You have a race condition in that kernel. Either that, or out of bounds shared memory accesses (depending whether threadId is simply threadIdx.x or threadIdx.x + blockDim.x*blockIdx.x).
Your timing is wrong because kernels are launched asynchronously. With that many kernels launched, it may be irrelevant because the queue fills up anyway.
You’re launching blocks which sizes aren’t multiples of warp size. That’s a performance loss out of the box.
You haven’t understood what shared memory is for. It’s not necessary in a calculation like this at all.
You just can’t code in CUDA. Don’t blame it on the hardware or the environment.
By the way, this can’t be the full code, since you’re not supplying any device pointer to test in runtest, only N.
Both NVIDIA and AMD access memory in a similar fashion - using coordinated (coalesced) reads/writes of blocks of memory. It’s absolutely the fastest way to make SIMD throughput machines.
There are plenty. Let’s do a little math.
To reach 1000 GFLOPS on an NVIDIA GPU, one has to basically pump out MAD and MUL instructions and they may be executed concurrently.
A MAD instruction is:
a = b + c*d
And a MUL
e = f * g;
There are five arguments. Now, if you wanted to sustain 1000 GFLOPS, you’d need to pull 1000 * 5 floats from memory per secod. Thats 20 000 GB/s.
A GTX 285 has memory bandwidth of 155 GB/s. An AMD HD 4890 has 122 GB/s. See the problem? And this assumes your program consists entirely of interleaves MADs and MULs and that everything is perfect (no latencies, register dependencies, perfect scheduling, you don’t write the results back etc.).
This is why real apps, be it on AMD or NVIDIA GPUs, using any programming model, shaders, assembly, whatever, usually don’t reach peak GFLOPS. FFT is an example. Unless AMD’s FFT does 1TFLOP?
Of course you could get more GFLOPS per GB/s by only working on registers/shared memory/cached data and not fetching much global memory, but real apps generally want to go through huge datasets, not small ones repeatedly. And caches don’t help here if that’s a throughput issue. Neither does DMA, it’s just a way of fetching data, it doesn’t go around the physical width of the memory bus and frequency of the memory, only allows some asynchronous access. NVIDIA cards do memory accesses asynchronously as well, automatically. Proof being that it’s relatively easy to get 80-90% of peak physical bandwidth.
In a real life situation, you’d most likely need around 200+ arithmetic instructions per global memory access to even be close to saturating the ALUs, otherwise you’ll only hit big GB/s (which is still good and might get you 100x+ speed-ups compared to CPU). This is the same for AMD cards and it’s one of the reasons why GFLOPS are neither the only nor the best performance metric there is.

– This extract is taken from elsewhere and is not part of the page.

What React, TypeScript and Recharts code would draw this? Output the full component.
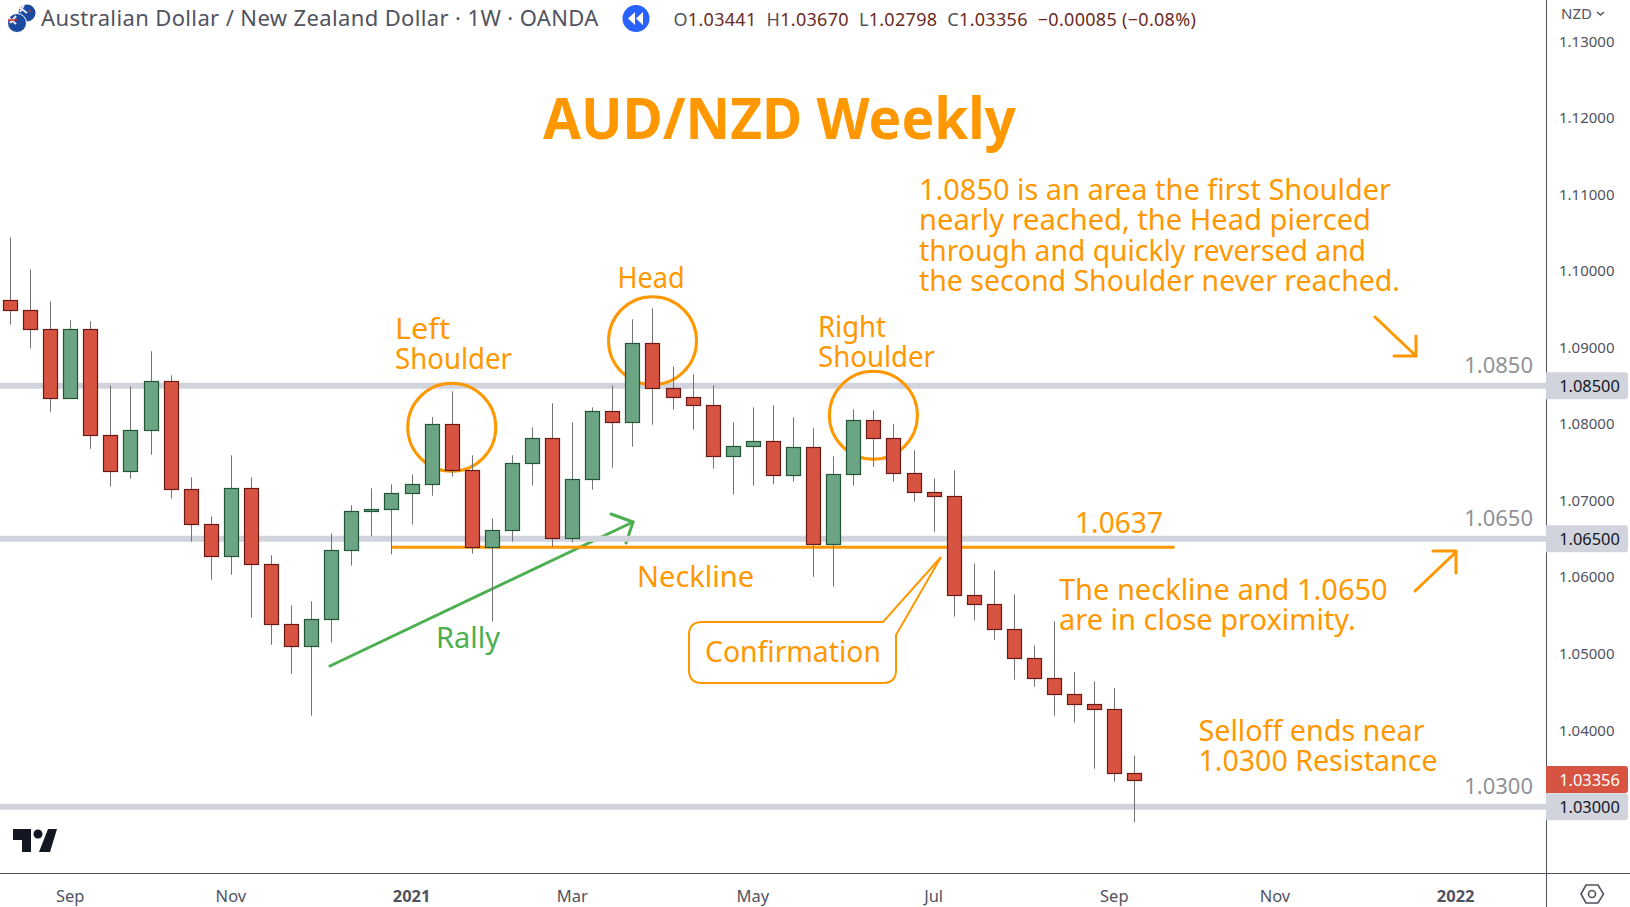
import React from 'react';
import { ComposedChart, Bar, XAxis, YAxis, ReferenceLine, ReferenceDot } from 'recharts';

const WIDTH = 1630;
const HEIGHT = 907;
const AXIS_X = 1546;
const FONT = "'Noto Sans', sans-serif";
const ORANGE = '#ff9800';
const GREEN_LINE = '#4caf50';
const LEVEL_GREY = '#d1d4dc';
const AXIS_GREY = '#50535e';

// weekly bars, empty weeks at the end leave the room on the right side of the chart
const weeks = [
  '2020-08-17', '2020-08-24', '2020-08-31', '2020-09-07', '2020-09-14', '2020-09-21', '2020-09-28',
  '2020-10-05', '2020-10-12', '2020-10-19', '2020-10-26', '2020-11-02', '2020-11-09', '2020-11-16',
  '2020-11-23', '2020-11-30', '2020-12-07', '2020-12-14', '2020-12-21', '2020-12-28', '2021-01-04',
  '2021-01-11', '2021-01-18', '2021-01-25', '2021-02-01', '2021-02-08', '2021-02-15', '2021-02-22',
  '2021-03-01', '2021-03-08', '2021-03-15', '2021-03-22', '2021-03-29', '2021-04-05', '2021-04-12',
  '2021-04-19', '2021-04-26', '2021-05-03', '2021-05-10', '2021-05-17', '2021-05-24', '2021-05-31',
  '2021-06-07', '2021-06-14', '2021-06-21', '2021-06-28', '2021-07-05', '2021-07-12', '2021-07-19',
  '2021-07-26', '2021-08-02', '2021-08-09', '2021-08-16', '2021-08-23', '2021-08-30', '2021-09-06',
  '2021-09-13', '2021-09-20', '2021-09-27', '2021-10-04', '2021-10-11', '2021-10-18', '2021-10-25',
  '2021-11-01', '2021-11-08', '2021-11-15', '2021-11-22', '2021-11-29', '2021-12-06', '2021-12-13',
  '2021-12-20', '2021-12-27', '2022-01-03', '2022-01-10', '2022-01-17', '2022-01-24', '2022-01-31',
];

const opens = [
  1.09616, 1.09485, 1.09237, 1.08336, 1.09237, 1.07853, 1.07382, 1.07918, 1.08558, 1.07147,
  1.0669, 1.06272, 1.0716, 1.06167, 1.05384, 1.05096, 1.05449, 1.0635, 1.0686, 1.06886,
  1.07095, 1.07212, 1.07996, 1.07395, 1.0639, 1.06612, 1.07487, 1.07813, 1.06507, 1.07278,
  1.08166, 1.08022, 1.09054, 1.08467, 1.08349, 1.08245, 1.07578, 1.07709, 1.07774, 1.0733,
  1.07696, 1.06429, 1.07343, 1.08049, 1.07813, 1.07356, 1.07108, 1.07056, 1.05763, 1.05645,
  1.05318, 1.0494, 1.04678, 1.04469, 1.04339, 1.04273, 1.03441,
];
const highs = [
  1.10439, 1.10021, 1.09603, 1.09355, 1.09342, 1.08506, 1.08493, 1.0895, 1.08636, 1.07304,
  1.06794, 1.07591, 1.07304, 1.06285, 1.05632, 1.05684, 1.06572, 1.06938, 1.0716, 1.07212,
  1.07343, 1.08092, 1.08427, 1.07591, 1.06768, 1.07591, 1.07957, 1.08271, 1.08022, 1.08218,
  1.08506, 1.09368, 1.09512, 1.08754, 1.0865, 1.08506, 1.08022, 1.08218, 1.08245, 1.08088,
  1.07944, 1.07578, 1.08192, 1.08179, 1.07996, 1.07657, 1.07291, 1.07395, 1.0618, 1.06089,
  1.05775, 1.05109, 1.05423, 1.04757, 1.04639, 1.04548, 1.0367,
];
const lows = [
  1.09298, 1.08985, 1.08162, 1.08336, 1.07678, 1.07182, 1.07286, 1.076, 1.07025, 1.06463,
  1.05967, 1.06032, 1.05471, 1.05118, 1.04739, 1.0419, 1.05144, 1.0615, 1.06533, 1.06298,
  1.06686, 1.07064, 1.07313, 1.06307, 1.05418, 1.06464, 1.07195, 1.06398, 1.06451, 1.07143,
  1.0743, 1.07705, 1.07992, 1.08188, 1.07927, 1.07417, 1.07078, 1.07195, 1.07212, 1.07247,
  1.06006, 1.05876, 1.07195, 1.07439, 1.07247, 1.06986, 1.06594, 1.05484, 1.05432, 1.05183,
  1.04661, 1.04569, 1.0419, 1.04099, 1.03498, 1.03328, 1.02798,
];
const closes = [
  1.09485, 1.09237, 1.08336, 1.09237, 1.07853, 1.07382, 1.07918, 1.08558, 1.07147, 1.0669,
  1.06272, 1.0716, 1.06167, 1.05384, 1.05096, 1.05449, 1.0635, 1.0686, 1.06886, 1.07095,
  1.07212, 1.07996, 1.07395, 1.0639, 1.06612, 1.07487, 1.07813, 1.06507, 1.07278, 1.08166,
  1.08022, 1.09054, 1.08467, 1.08349, 1.08245, 1.07578, 1.07709, 1.07774, 1.0733, 1.07696,
  1.06429, 1.07343, 1.08049, 1.07813, 1.07356, 1.07108, 1.07056, 1.05763, 1.05645, 1.05318,
  1.0494, 1.04678, 1.04469, 1.04339, 1.04273, 1.03437, 1.03356,
];

// 1.03 has no tick of its own, the level badge covers it
const priceTicks = [1.04, 1.05, 1.06, 1.07, 1.08, 1.09, 1.1, 1.11, 1.12, 1.13];
const priceDomain = [1.021352, 1.135395];
const levels = [1.085, 1.065, 1.03];
const lastClose = 1.03356;
const necklinePrice = 1.0639;

const timeTicks: Record<string, string> = {
  '2020-09-07': 'Sep',
  '2020-11-02': 'Nov',
  '2021-01-04': '2021',
  '2021-03-01': 'Mar',
  '2021-05-03': 'May',
  '2021-07-05': 'Jul',
  '2021-09-06': 'Sep',
  '2021-11-01': 'Nov',
  '2022-01-03': '2022',
};

const shoulders = [
  { week: '2021-01-18', price: 1.07958 },
  { week: '2021-03-29', price: 1.09089 },
  { week: '2021-06-14', price: 1.08114 },
];

const rows = weeks.map((week, i) => ({
  week,
  open: opens[i],
  high: highs[i],
  low: lows[i],
  close: closes[i],
}));

const Candle = (props: any) => {
  const { x, y, width, height, payload } = props;
  if (payload.high == null) return null;
  const perUnit = height / (payload.high - payload.low);
  const top = y + (payload.high - Math.max(payload.open, payload.close)) * perUnit;
  const bottom = y + (payload.high - Math.min(payload.open, payload.close)) * perUnit;
  const up = payload.close >= payload.open;
  const cx = Math.round(x + width / 2) + 0.5;
  return (
    <g>
      <line x1={cx} x2={cx} y1={y} y2={y + height} stroke="#737375" strokeWidth={1} />
      <rect
        x={cx - width / 2}
        y={Math.round(top) + 0.5}
        width={width}
        height={Math.max(Math.round(bottom) - Math.round(top), 1)}
        fill={up ? '#6ba583' : '#d75442'}
        stroke={up ? '#225437' : '#6b1914'}
        strokeWidth={1.2}
      />
    </g>
  );
};

const Badge = ({ viewBox, value, fill, color, note }: any) => {
  const { y } = viewBox;
  return (
    <g>
      {note && (
        <text x={AXIS_X - 13} y={y - 13} textAnchor="end" fontFamily={FONT} fontSize={22} fill="#8f9296">
          {note}
        </text>
      )}
      <path
        d={`M${AXIS_X} ${y - 13.5} H${WIDTH - 5} a3 3 0 0 1 3 3 V${y + 10.5} a3 3 0 0 1 -3 3 H${AXIS_X} Z`}
        fill={fill}
      />
      <text x={1589.5} y={y + 6} textAnchor="middle" fontFamily={FONT} fontSize={16.4} fill={color}>
        {value}
      </text>
    </g>
  );
};

// one text per line, widths pin a line to its measured length where the font runs wider
const Note = ({ x, y, lines, size = 29, fill = ORANGE, gap = 30, widths }: any) => (
  <g>
    {lines.map((line: string, i: number) => (
      <text
        key={line}
        x={x}
        y={y + i * gap}
        fontFamily={FONT}
        fontSize={size}
        fill={fill}
        textLength={widths ? widths[i] : undefined}
        lengthAdjust={widths ? 'spacingAndGlyphs' : undefined}
      >
        {line}
      </text>
    ))}
  </g>
);

const Arrow = ({ points, color }: any) => (
  <polyline points={points} fill="none" stroke={color} strokeWidth={3} strokeLinecap="round" strokeLinejoin="round" />
);

const layer: React.CSSProperties = { position: 'absolute', left: 0, top: 0 };

const App = () => (
  <div style={{ position: 'fixed', left: 0, top: 0, width: WIDTH, height: HEIGHT, background: '#fff', overflow: 'hidden' }}>
    {/* the rally arrow and the scale frame sit under the levels and the candles */}
    <svg width={WIDTH} height={HEIGHT} style={layer}>
      <line x1={330} y1={666} x2={633} y2={522} stroke={GREEN_LINE} strokeWidth={3} strokeLinecap="round" />
      <Arrow color={GREEN_LINE} points="611,514 633,522 626,543" />
      <line x1={AXIS_X + 0.5} x2={AXIS_X + 0.5} y1={0} y2={HEIGHT} stroke={AXIS_GREY} />
      <line x1={0} x2={WIDTH} y1={873.5} y2={873.5} stroke={AXIS_GREY} />
    </svg>

    {/* scales, circles and level lines */}
    <div style={layer}>
      <ComposedChart width={WIDTH} height={HEIGHT} data={rows} margin={{ top: 0, right: 0, bottom: 0, left: 0 }}>
        <XAxis
          dataKey="week"
          scale="band"
          height={34}
          ticks={Object.keys(timeTicks)}
          interval={0}
          tickLine={false}
          axisLine={false}
          tick={(p: any) => (
            <text
              x={p.x}
              y={p.y + 21}
              textAnchor="middle"
              fontFamily={FONT}
              fontSize={16.5}
              fontWeight={timeTicks[p.payload.value].startsWith('20') ? 700 : 400}
              fill="#50535e"
            >
              {timeTicks[p.payload.value]}
            </text>
          )}
        />
        <YAxis
          orientation="right"
          width={WIDTH - AXIS_X}
          domain={priceDomain}
          ticks={priceTicks}
          allowDataOverflow
          tickLine={false}
          axisLine={false}
          tickFormatter={(v: number) => v.toFixed(5)}
          tick={{ fontFamily: FONT, fontSize: 15, fill: '#50535e', dx: 5 }}
        />
        {shoulders.map((s) => (
          <ReferenceDot key={s.week} x={s.week} y={s.price} r={44} fill="none" stroke={ORANGE} strokeWidth={3} />
        ))}
        <ReferenceLine
          segment={[
            { x: '2020-12-28', y: necklinePrice },
            { x: '2021-09-27', y: necklinePrice },
          ]}
          stroke={ORANGE}
          strokeWidth={3}
        />
        {levels.map((p) => (
          <ReferenceLine key={p} y={p} stroke={LEVEL_GREY} strokeWidth={6} />
        ))}
      </ComposedChart>
    </div>

    {/* candles and price badges, same scales, on top of everything above */}
    <div style={layer}>
      <ComposedChart width={WIDTH} height={HEIGHT} data={rows} margin={{ top: 0, right: WIDTH - AXIS_X, bottom: 34, left: 0 }}>
        <XAxis dataKey="week" hide />
        <YAxis hide domain={priceDomain} allowDataOverflow />
        <Bar
          dataKey={(d: any) => (d.high == null ? null : [d.low, d.high])}
          barSize={14}
          shape={Candle}
          isAnimationActive={false}
        />
        {levels.map((p) => (
          <ReferenceLine
            key={`badge-${p}`}
            y={p}
            stroke="none"
            label={(props: any) => (
              <Badge {...props} value={p.toFixed(5)} note={p.toFixed(4)} fill={LEVEL_GREY} color="#131722" />
            )}
          />
        ))}
        <ReferenceLine
          y={lastClose}
          stroke="none"
          label={(props: any) => <Badge {...props} value={lastClose.toFixed(5)} fill="#d75442" color="#fff" />}
        />
      </ComposedChart>
    </div>

    <svg width={WIDTH} height={HEIGHT} style={{ ...layer, pointerEvents: 'none' }}>
      {/* header */}
      <circle cx={27} cy={13} r={8.5} fill="#1c4a9e" />
      <path d="M19 7 L27 13 M24 5 L20 12" stroke="#e8e8ee" strokeWidth={2} />
      <circle cx={30} cy={11} r={1} fill="#d8352a" />
      <circle cx={17} cy={23} r={9.5} fill="#1c4a9e" stroke="#fff" strokeWidth={1} />
      <path d="M9 18 L16 24 M16 16 L10 23" stroke="#e8e8ee" strokeWidth={2} />
      <path d="M8 20 H17" stroke="#d8352a" strokeWidth={1.5} />
      <text x={41} y={26} fontFamily={FONT} fontSize={22} letterSpacing={0.37} fill="#50535e">
        Australian Dollar / New Zealand Dollar · 1W · OANDA
      </text>
      <circle cx={636} cy={18.5} r={13.5} fill="#2962ff" />
      <path d="M635 12 L628 18.5 L635 25 Z M643 12 L636 18.5 L643 25 Z" fill="#fff" />
      <text x={673.5} y={26} fontFamily={FONT} fontSize={18} letterSpacing={0.3} fill="#6b2a24">
        <tspan fill="#50535e">O</tspan>1.03441
        <tspan dx={10} fill="#50535e">H</tspan>1.03670
        <tspan dx={10} fill="#50535e">L</tspan>1.02798
        <tspan dx={10} fill="#50535e">C</tspan>1.03356
        <tspan dx={10}>−0.00085 (−0.08%)</tspan>
      </text>
      <text x={1561} y={19} fontFamily={FONT} fontSize={15} fill="#50535e">NZD</text>
      <path d="M1597 12 l3.5 3 l3.5 -3" fill="none" stroke="#50535e" strokeWidth={1.5} />

      {/* tradingview mark and settings icon */}
      <path d="M13 829 H31 V852 H22 V840 H13 Z M48 829 H57 L50 852 H39 Z" fill="#131722" />
      <circle cx={38} cy={834} r={4.5} fill="#131722" />
      <path d="M1586 885 H1598 L1603.5 894 L1598 903 H1586 L1581 894 Z" fill="none" stroke="#50535e" strokeWidth={1.6} />
      <circle cx={1592} cy={894} r={3.5} fill="none" stroke="#50535e" strokeWidth={1.6} />

      {/* annotations */}
      <text
        x={543}
        y={139}
        fontFamily={FONT}
        fontSize={58}
        fontWeight={700}
        fill={ORANGE}
        textLength={473}
        lengthAdjust="spacingAndGlyphs"
      >
        AUD/NZD Weekly
      </text>
      <Note
        x={919}
        y={200}
        gap={30.3}
        widths={[472, 452, 447, 481]}
        lines={[
          '1.0850 is an area the first Shoulder',
          'nearly reached, the Head pierced',
          'through and quickly reversed and',
          'the second Shoulder never reached.',
        ]}
      />
      <Note x={395} y={339} lines={['Left', 'Shoulder']} widths={[55, 117]} />
      <Note x={617.5} y={288} lines={['Head']} widths={[67]} />
      <Note x={818} y={337} lines={['Right', 'Shoulder']} widths={[68, 117]} />
      <Note x={1075} y={533} lines={['1.0637']} widths={[88]} />
      <Note x={637} y={587} lines={['Neckline']} />
      <Note x={436} y={648} lines={['Rally']} fill={GREEN_LINE} />
      <Note x={1059} y={600} lines={['The neckline and 1.0650', 'are in close proximity.']} />
      <Note x={1198.5} y={741} lines={['Selloff ends near', '1.0300 Resistance']} widths={[226, 239]} />
      <Arrow color={ORANGE} points="1375,317 1416,356" />
      <Arrow color={ORANGE} points="1416,336 1416,356 1394,356" />
      <Arrow color={ORANGE} points="1415,591 1456,552" />
      <Arrow color={ORANGE} points="1433,551 1456,551 1456,573" />
      <path
        d="M702 622 H883 L941 557 L896 635 V670 Q896 683 883 683 H702 Q689 683 689 670 V635 Q689 622 702 622 Z"
        fill="#fff"
        stroke={ORANGE}
        strokeWidth={2}
      />
      <Note x={705} y={662} lines={['Confirmation']} widths={[176]} />
    </svg>
  </div>
);

export default App;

Does FFT do 200+ arithmetic operations on every data element it loads? If so, for what sizes of datasets and what N?
BTW: I’ve modified your code so that it made sense. I reach 412 GFLOPS out of the max 640, effectively maxing out the hardware with 2 instructions per clock, save for the concurrent MUL that could’ve been added for third instruction per clock. I’m reaching 97% of the theoretical FLOPS possible without dual issuing MAD+MUL. Here’s the code
__global__ void test(float* in, int N)
{
int threadId = threadIdx.x + blockDim.x*blockIdx.x;
float data = in[threadId];
float sum =0;
#pragma unroll 200 //pretty important for performance here
for (int i=0; i< N; ++i)
{
sum = sum+data*data;
}
in[threadId] = sum;
}
When I add a mul there, just for fun, I get 520 GFLOPS, reaching 81% of peak GFLOPS. Only 80% because dual issue doesn’t work perfectly in compute capability 1.1 cards. I hear that’s been worked on in 1.2+?